WORST SCHEDULING DECISION – Claude Von Stroke, Friday 7:15 Asheville Civic Center

Too early in the evening, too big a venue.   Make no mistake, I loved this set.  CVS’s blend of techno, hip hop and some jungle/drum and bass for good measure was quite delectable.  But playing at 7:30 at night to a quarter full Civic Center definitely put a damper on things


TRIPPIEST DANCE PARTY – TIE between Darkside and Animal Collective

I caught only the very end of Animal Collective’s Saturday night set but when I walked into the room, I entered a psychedelic-sun-festival dance party.  The stage was essentially a large mouth, containing the band and a spiral of color into oblivion.  “Monkey Riches” was quite literally a carnival of color and sound, and costumed concert goers were skipping and jumping everywhere around me.  In stark contrast was Darkside’s Sunday evening performance.  Using darkness as a visual effect can have mixed results, but for this set it was perfect.  Darkside’s high minded, multi textured grooves take a while to get going but once the picture is complete the results are stunning.

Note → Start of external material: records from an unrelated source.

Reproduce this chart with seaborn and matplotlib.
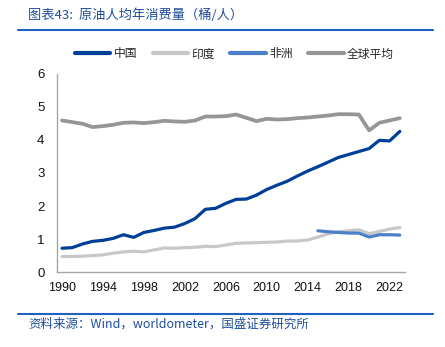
import numpy as np
import pandas as pd
import seaborn as sns
import matplotlib
matplotlib.use("Agg")
import matplotlib.pyplot as plt
from matplotlib.lines import Line2D

sns.set_style("white")
plt.rcParams['font.family'] = ['Noto Sans CJK SC', 'DejaVu Sans']

years = list(range(1990, 2024))
china = [0.72, 0.74, 0.85, 0.93, 0.96, 1.02, 1.13, 1.05, 1.20, 1.26, 1.33, 1.36, 1.47, 1.62, 1.90, 1.93,
         2.08, 2.20, 2.21, 2.33, 2.50, 2.63, 2.75, 2.91, 3.06, 3.19, 3.33, 3.47, 3.56, 3.65, 3.74, 3.99, 3.97, 4.26]
india = [0.47, 0.47, 0.48, 0.50, 0.52, 0.57, 0.61, 0.63, 0.61, 0.67, 0.73, 0.72, 0.74, 0.75, 0.78, 0.77,
         0.82, 0.87, 0.88, 0.89, 0.90, 0.91, 0.94, 0.94, 0.97, 1.06, 1.16, 1.22, 1.25, 1.28, 1.16, 1.23, 1.30, 1.35]
africa = [np.nan] * 25 + [1.25, 1.22, 1.20, 1.18, 1.18, 1.06, 1.13, 1.13, 1.12]
world = [4.59, 4.54, 4.49, 4.39, 4.42, 4.46, 4.52, 4.53, 4.51, 4.54, 4.58, 4.56, 4.55, 4.59, 4.71, 4.71,
         4.72, 4.77, 4.67, 4.57, 4.64, 4.62, 4.63, 4.66, 4.68, 4.71, 4.74, 4.78, 4.78, 4.77, 4.29, 4.52, 4.59, 4.66]
series_names = ['中国', '印度', '非洲', '全球平均']
colors = ['#003F98', '#C8C8C8', '#4A7FC9', '#969696']
title = '图表43:  原油人均年消费量（桶/人）'
source = '资料来源：Wind，worldometer，国盛证券研究所'
xtick_labels = list(range(1990, 2023, 4))
yticks = [0, 1, 2, 3, 4, 5, 6]

df = pd.DataFrame({'year': years, '中国': china, '印度': india, '非洲': africa, '全球平均': world})

fig = plt.figure(figsize=(4.45, 3.47), dpi=100)
ax = fig.add_axes([0.1279, 0.216, 0.910 - 0.1279, 0.787 - 0.216])

order = ['全球平均', '印度', '非洲', '中国']
lw = {'中国': 2.3, '印度': 2.3, '非洲': 2.3, '全球平均': 2.7}
for name in order:
    c = colors[series_names.index(name)]
    sub = df[['year', name]].dropna()
    sns.lineplot(data=sub, x='year', y=name, ax=ax, color=c, linewidth=lw[name], legend=False)

ax.set_xlim(1989.5, 2023.5)
ax.set_ylim(0, 6)
ax.set_xlabel('')
ax.set_ylabel('')
ax.set_xticks(xtick_labels)
ax.set_xticklabels([str(v) for v in xtick_labels], fontsize=9, family=['Liberation Sans'], color='#111111')
ax.set_xticks([v - 0.5 for v in xtick_labels[1:]], minor=True)
ax.tick_params(axis='x', which='major', length=0, pad=7)
ax.tick_params(axis='x', which='minor', length=3, direction='in', color='#A6A6A6', width=0.8)
ax.set_yticks(yticks)
ax.set_yticklabels([str(v) for v in yticks], fontsize=9.5, family=['Liberation Sans'], color='#111111')
ax.tick_params(axis='y', which='major', length=3, direction='in', color='#A6A6A6', width=0.8, pad=9)
for s in ['top', 'right']:
    ax.spines[s].set_visible(False)
for s in ['left', 'bottom']:
    ax.spines[s].set_color('#A6A6A6')
    ax.spines[s].set_linewidth(1.0)

handles = [Line2D([0], [0], color=colors[i], lw=3) for i in range(4)]
fig.legend(handles, series_names, loc='center', bbox_to_anchor=(0.527, 1 - 54 / 347), ncol=4,
           frameon=False, fontsize=8.5, handlelength=3.0, handletextpad=0.3, columnspacing=1.3)

fig.text(28 / 445, 1 - 15 / 347, title, fontsize=9.5, color='#1F4E9C', style='italic',
         va='center', ha='left')
fig.add_artist(Line2D([18 / 445, 433 / 445], [1 - 30 / 347, 1 - 30 / 347], color='#2060C0', lw=1.5))
fig.add_artist(Line2D([18 / 445, 433 / 445], [1 - 314 / 347, 1 - 314 / 347], color='#2060C0', lw=1.5))
fig.text(28 / 445, 1 - 324 / 347, source, fontsize=9, color='#1F4E9C', style='italic',
         va='center', ha='left')

fig.savefig('out.png', dpi=100)
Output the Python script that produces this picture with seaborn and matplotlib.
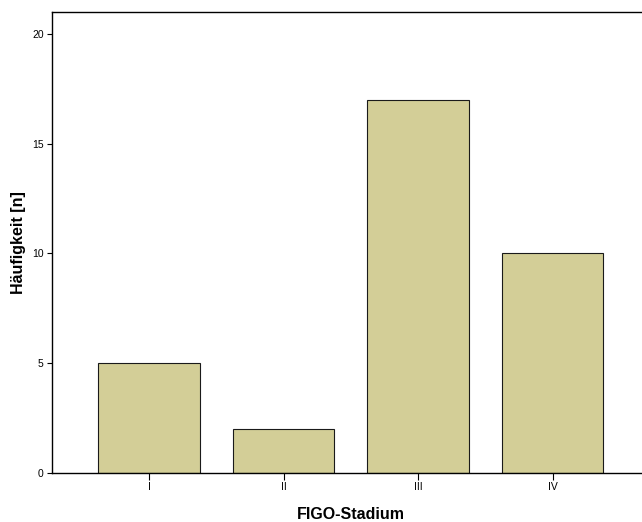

FAVORITE BAR – The Emerald Lounge

I ended up spending a fair bit of time here Friday and Saturday, both to catch some of the local showcase acts and to grab some, ahem, cheaper refreshments.  Friendly staff, close proximity to the Civic Center/Thomas Wolfe Auditorium, and the aforementioned local acts made it a nice spot for the weekend.  On the local acts, The Jellyrox was SUPER 80’s.  I caught myself humming “Girls Just Wanna Have Fun” along to one of his tracks.  Silliness, however, can make for great dance music and I found his set enjoyable.  South Carolina’s own We Roll Like Madmen unveiled their new light rig, as well as a number of new tracks.  Given their unfortunate time slot vs the Deltron 3030 reunion, they had by far the biggest crowd of all the shows I caught at the Emerald Lounge over the weekend.  Finally, Moving Temple on Saturday night brought a nice variety of sounds to the table.  (Note:  I was scolded by a few friends for not catching Splynter, immediately following Moving Temple).



I ended up missing most of the Gary Numan interview due to waiting OVER AN HOUR for a cab ride, but I did make it in time to catch the last twenty minutes or so.  He spoke at length about his struggles with early fame and the aggressive behavior of people who didn’t like his music (he recalled a British newspaper who called for his parents to be sterilized).   He had several stories of people heckling him on the street, and about how this negativity forced him into a deep seclusion (“It’s the craziest thing, I haven’t hurt anyone, I didn’t steal anything…well some idea’s maybe” :: everyone laughs :: ).  He went on to credit Trent Reznor with his late career revival, and his new interest in music scores.



On the whole I really enjoyed this years festival.  As always, Asheville is the most gracious of host cities and save the biting cold Friday night the weather was amazing.  I would like to extend thanks to Pitch Perfect PR and AC Entertainment for providing me with my press pass and for putting on a wonderful event.